In a recent York Times Article, two professors discussed the findings of their research on police “consent searches.” These occur when police don’t have a warrant, but ask questions like: “Do you mind if I take a look inside the trunk?” Because it was phrased as a request, these searches would be considered voluntary in most courts. As such, anything illegal discovered in the course of a search would be admissible evidence.
But consent is a tricky issue. The researchers found that simple, face-to-face requests are surprisingly hard for most people to refuse. They set up two experiments to test how we respond to requests – even invasive ones.

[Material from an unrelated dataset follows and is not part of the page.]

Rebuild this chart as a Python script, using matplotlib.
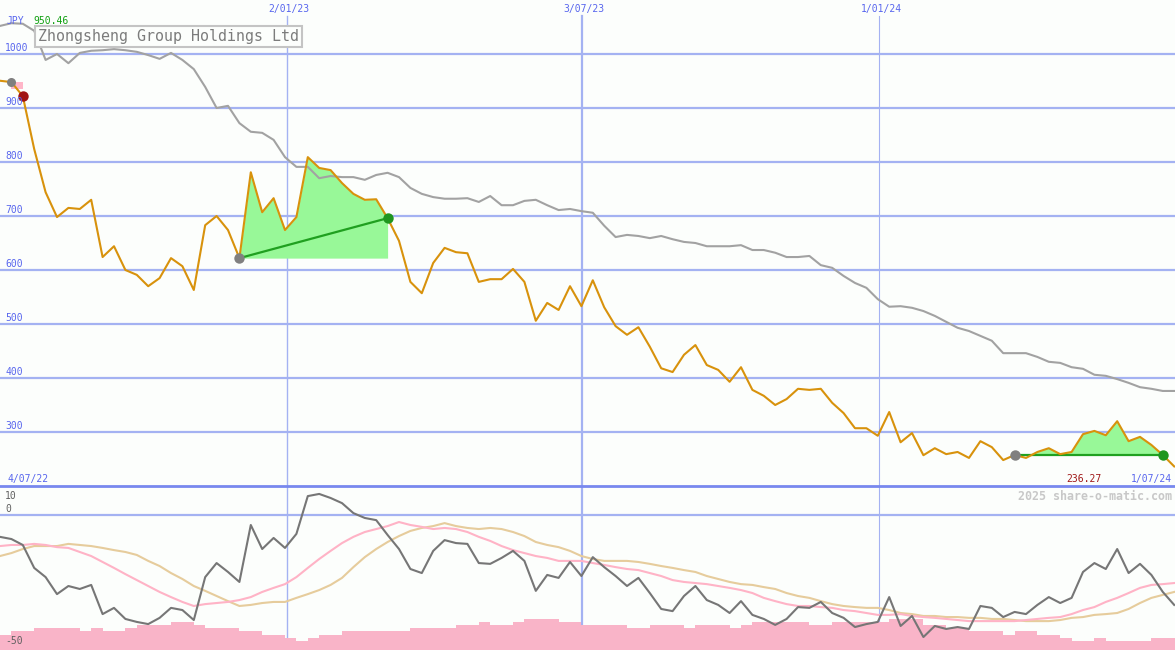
import numpy as np
import matplotlib.pyplot as plt

# weekly closes, JPY
price = [950.46, 948, 922, 824, 744, 698, 715, 713, 730, 624,
         644, 600, 591, 570, 585, 622, 607, 563, 683, 700,
         674, 622, 781, 707, 733, 674, 698, 809, 789, 785,
         761, 741, 730, 731, 696, 654, 578, 557, 613, 641,
         633, 631, 578, 583, 583, 602, 578, 506, 539, 526,
         570, 533, 581, 531, 496, 480, 494, 458, 418, 411,
         443, 461, 424, 415, 393, 420, 378, 367, 350, 361,
         380, 378, 380, 354, 335, 307, 307, 293, 337, 281,
         298, 257, 270, 259, 263, 252, 283, 272, 248, 257.4,
         252, 263, 270, 259, 263, 296, 302, 294, 320, 283,
         291, 276, 257.4, 236.27]

# market index rebased to the price scale
market = [1052, 1057, 1056, 1043, 989, 1000, 983, 1002, 1006, 1007,
          1009, 1007, 1004, 998, 991, 1002, 989, 972, 939, 900,
          904, 872, 856, 854, 841, 809, 791, 791, 770, 774,
          772, 772, 767, 776, 780, 772, 752, 741, 735, 732,
          732, 733, 726, 737, 720, 720, 728, 730, 720, 711,
          713, 709, 706, 682, 661, 665, 663, 659, 663, 657,
          652, 650, 644, 644, 644, 646, 637, 637, 632, 624,
          624, 626, 609, 604, 589, 576, 567, 546, 532, 533,
          530, 524, 515, 504, 493, 487, 478, 469, 446, 446,
          446, 439, 430, 428, 420, 417, 406, 404, 398, 391,
          383, 380, 376, 376]

momentum = [-8.1, -8.9, -11.1, -19.6, -23.0, -29.3, -26.3, -27.4, -25.9, -36.7,
            -34.4, -38.5, -39.6, -40.4, -38.1, -34.4, -35.2, -38.9, -23.0, -17.8,
            -21.1, -24.8, -3.7, -12.6, -8.5, -12.2, -7.0, 7.0, 7.8, 6.3,
            4.4, 0.7, -1.1, -1.9, -7.4, -12.6, -20.0, -21.5, -13.3, -9.3,
            -10.4, -10.7, -17.8, -18.1, -15.9, -13.3, -17.0, -28.1, -22.2, -23.3,
            -17.4, -22.6, -15.6, -19.3, -22.6, -26.3, -23.3, -28.9, -34.8, -35.6,
            -30.0, -26.3, -31.5, -33.3, -36.3, -31.9, -37.0, -38.5, -40.7, -38.5,
            -34.1, -34.4, -32.2, -36.3, -38.1, -41.5, -40.4, -39.6, -30.4, -41.1,
            -37.4, -45.2, -41.1, -42.2, -41.5, -42.2, -33.7, -34.4, -37.8, -35.9,
            -36.7, -33.3, -30.4, -32.6, -30.7, -21.1, -17.8, -20.0, -12.6, -21.5,
            -18.1, -22.2, -28.5, -33.3]

fast_avg = [-11.5, -11.1, -11.1, -10.7, -11.1, -11.9, -12.2, -13.7, -15.2, -17.4,
            -19.6, -21.9, -24.1, -26.3, -28.5, -30.4, -32.2, -33.7, -33.0, -32.6,
            -32.2, -31.5, -30.4, -28.5, -27.0, -25.6, -23.0, -19.6, -16.3, -13.3,
            -10.4, -8.1, -6.3, -5.2, -4.1, -2.6, -3.7, -4.4, -5.2, -4.8,
            -5.2, -6.3, -8.1, -9.6, -11.5, -13.0, -14.1, -15.2, -15.9, -17.0,
            -17.0, -17.0, -17.8, -18.5, -19.3, -20.0, -20.4, -21.5, -22.6, -24.1,
            -24.8, -25.2, -25.6, -26.3, -27.0, -27.8, -28.9, -30.7, -31.9, -33.0,
            -33.7, -33.7, -34.1, -34.4, -35.2, -35.6, -36.3, -37.0, -37.0, -36.7,
            -37.4, -37.8, -38.1, -38.5, -38.9, -39.3, -39.3, -39.3, -39.3, -39.3,
            -38.9, -38.5, -38.1, -37.8, -36.7, -35.2, -34.1, -32.2, -30.7, -28.9,
            -27.0, -25.9, -25.6, -25.2]

slow_avg = [-15.2, -14.1, -12.6, -11.5, -11.5, -11.5, -10.7, -11.1, -11.5, -12.2,
            -13.0, -13.7, -14.8, -17.0, -18.9, -21.5, -23.7, -26.3, -28.1, -30.0,
            -31.9, -33.7, -33.3, -32.6, -32.2, -32.2, -30.7, -29.3, -27.8, -25.9,
            -23.3, -19.3, -15.6, -12.6, -10.0, -7.8, -5.9, -4.8, -4.1, -3.0,
            -4.1, -4.8, -5.2, -4.8, -5.2, -6.3, -7.8, -10.0, -11.1, -11.9,
            -13.3, -15.2, -16.3, -17.0, -17.0, -17.0, -17.4, -18.1, -18.9, -19.6,
            -20.4, -21.1, -22.6, -23.7, -24.8, -25.6, -25.9, -26.7, -27.4, -28.9,
            -30.0, -30.7, -31.9, -33.0, -33.7, -34.1, -34.4, -34.4, -35.2, -36.3,
            -36.7, -37.4, -37.4, -37.8, -37.8, -38.1, -38.1, -38.5, -38.5, -38.9,
            -39.3, -39.3, -39.3, -38.9, -38.1, -37.8, -37.0, -36.7, -36.3, -34.8,
            -32.6, -30.7, -29.6, -28.5]

volume = [5, 6, 6, 7, 7, 7, 7, 6, 7, 6,
          6, 7, 8, 8, 8, 9, 9, 8, 7, 7,
          7, 6, 6, 5, 5, 4, 3, 4, 5, 5,
          6, 6, 6, 6, 6, 6, 7, 7, 7, 7,
          8, 8, 9, 8, 8, 9, 10, 10, 10, 9,
          9, 8, 8, 8, 8, 7, 7, 8, 8, 8,
          7, 8, 8, 8, 7, 8, 9, 9, 9, 9,
          9, 8, 8, 9, 9, 9, 9, 9, 10, 10,
          10, 8, 8, 7, 7, 6, 6, 6, 5, 6,
          6, 5, 5, 4, 3, 3, 4, 3, 3, 3,
          3, 4, 4, 4]

date_labels = ['2/01/23', '3/07/23', '1/01/24']
date_weeks = [25.2, 51.05, 77.1]
price_ticks = [1000, 900, 800, 700, 600, 500, 400, 300]
trades = [(21, 34), (89, 102)]

W, H = 1175, 650
BG = '#fcfefc'
GRID = '#a4b2f2'
BLUE = '#5866ee'
plt.rcParams['font.family'] = ['DejaVu Sans Mono']

x = np.arange(len(price))
price = np.array(price)
split = 164 / H


def fpos(px, py):
    return px / W, 1 - py / H


fig = plt.figure(figsize=(W / 100, H / 100), dpi=100, facecolor=BG)
ax = fig.add_axes([0, split, 1, 1 - split])
ax2 = fig.add_axes([0, 0, 1, split])
for a in (ax, ax2):
    a.set_facecolor(BG)
    a.set_axis_off()
    a.set_xlim(0, W / 11.4)
ax.set_ylim(200, 1100)
ax2.set_ylim(-50, 10.74)

# grid
for v in price_ticks:
    ax.axhline(v, color=GRID, lw=1.6, zorder=1)
    fig.text(*fpos(5, (1100 - v) * 0.54 - 6), str(v), color=BLUE, fontsize=7,
             va='center', ha='left')
ax2.axhline(0, color=GRID, lw=1.6, zorder=1)
for d, lw in zip(date_weeks, [1.0, 1.6, 0.8]):
    ax.axvline(d, ymax=1 - 16 / 486, color=GRID, lw=lw, zorder=1)
    ax2.axvline(d, color=GRID, lw=lw, zorder=1)
for lab, d in zip(date_labels, date_weeks):
    fig.text(*fpos(d * 11.4 + 2, 9), lab, color=BLUE, fontsize=7,
             ha='center', va='center')
fig.add_artist(plt.Line2D([0, 1], [split, split], color='#7888ee', lw=2.0))

# trade highlights
for s, e in trades:
    seg = slice(s, e + 1)
    base = price[s]
    ax.fill_between(x[seg], price[seg], base, where=price[seg] >= base,
                    interpolate=True, color='#98f898', lw=0, zorder=2)
    ax.plot([s, e], [price[s], price[e]], color='#20a020', lw=1.6, zorder=4)
    ax.plot(s, price[s], 'o', ms=7.5, color='#808080', mec='none', zorder=6)
    ax.plot(e, price[e], 'o', ms=7.5, color='#1f961f', mec='none', zorder=6)

ax.plot(x, market, color='#a2a2a2', lw=1.5, zorder=3)
ax.plot(x, price, color='#d8920c', lw=1.5, zorder=5)

# first entry marker
ax.fill_between(x[1:3], price[1], (price[1] + price[2]) / 2, color='#ffb6c8',
                lw=0, zorder=4)
ax.plot(1, price[1], 'o', ms=6.5, color='#808080', mec='none', zorder=6)
ax.plot(2, price[2], 'o', ms=7.5, color='#a01414', mec='none', zorder=7)

# lower panel
ax2.bar(x, np.array(volume) * 1.148, bottom=-50, width=1, align='edge',
        color='#f9b4c8', lw=0, zorder=2)
ax2.plot(x, slow_avg, color='#e6cc9c', lw=1.5, zorder=3)
ax2.plot(x, fast_avg, color='#ffb3c6', lw=1.5, zorder=3)
ax2.plot(x, momentum, color='#767676', lw=1.5, zorder=4)

# labels
fig.text(*fpos(6, 21), 'JPY', color=BLUE, fontsize=7, va='center')
fig.text(*fpos(33, 21), '950.46', color='#10a010', fontsize=7, va='center')
fig.text(*fpos(38, 36.5), 'Zhongsheng Group Holdings Ltd', color='#7c7c7c',
         fontsize=10.8, va='center', ha='left',
         bbox=dict(boxstyle='square,pad=0.22', fc=BG, ec='#c4c4c4', lw=1.5))
fig.text(*fpos(8, 479), '4/07/22', color=BLUE, fontsize=7, va='center')
fig.text(*fpos(1066, 479), '236.27', color='#a01818', fontsize=7, va='center')
fig.text(*fpos(1172, 479), '1/07/24', color=BLUE, fontsize=7, va='center',
         ha='right')
fig.text(*fpos(1172, 496), '2025 share-o-matic.com', color='#c8c8c8',
         fontsize=8.4, fontweight='bold', va='center', ha='right')
fig.text(*fpos(5, 496), '10', color='#606060', fontsize=7, va='center')
fig.text(*fpos(5, 509), '0', color='#606060', fontsize=7, va='center')
fig.text(*fpos(5, 641), '-50', color='#606060', fontsize=7, va='center')

fig.savefig('out.png', dpi=100, facecolor=BG)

One group of participants was asked to imagine how people would respond if the study’s leaders made a rather intrusive request. It would sound like this: “Before we begin the study, can you please unlock your phone and hand it to me? I’ll just need to take your phone outside of the room for a moment to check for some things.” Only 28 percent of participants said that they would comply with such a request, and only 14 percent predicted that others would.
Another group of participants actually received the request rather than being asked to imagine it. Among that group, an astonishing 97 percent of people complied and agreed to hand over their phone. Most later reported feeling far more pressure to comply than the other group predicted people in such a situation would feel.
If you are ever approached by police officers and asked to consent to a search or asked to answer invasive questions, how you respond could be much more consequential than you think. Remember this: Refusing a search or refusing to answer questions does not imply guilt. Even if it does make officers suspicious, it at least does not give them evidence to use against you later.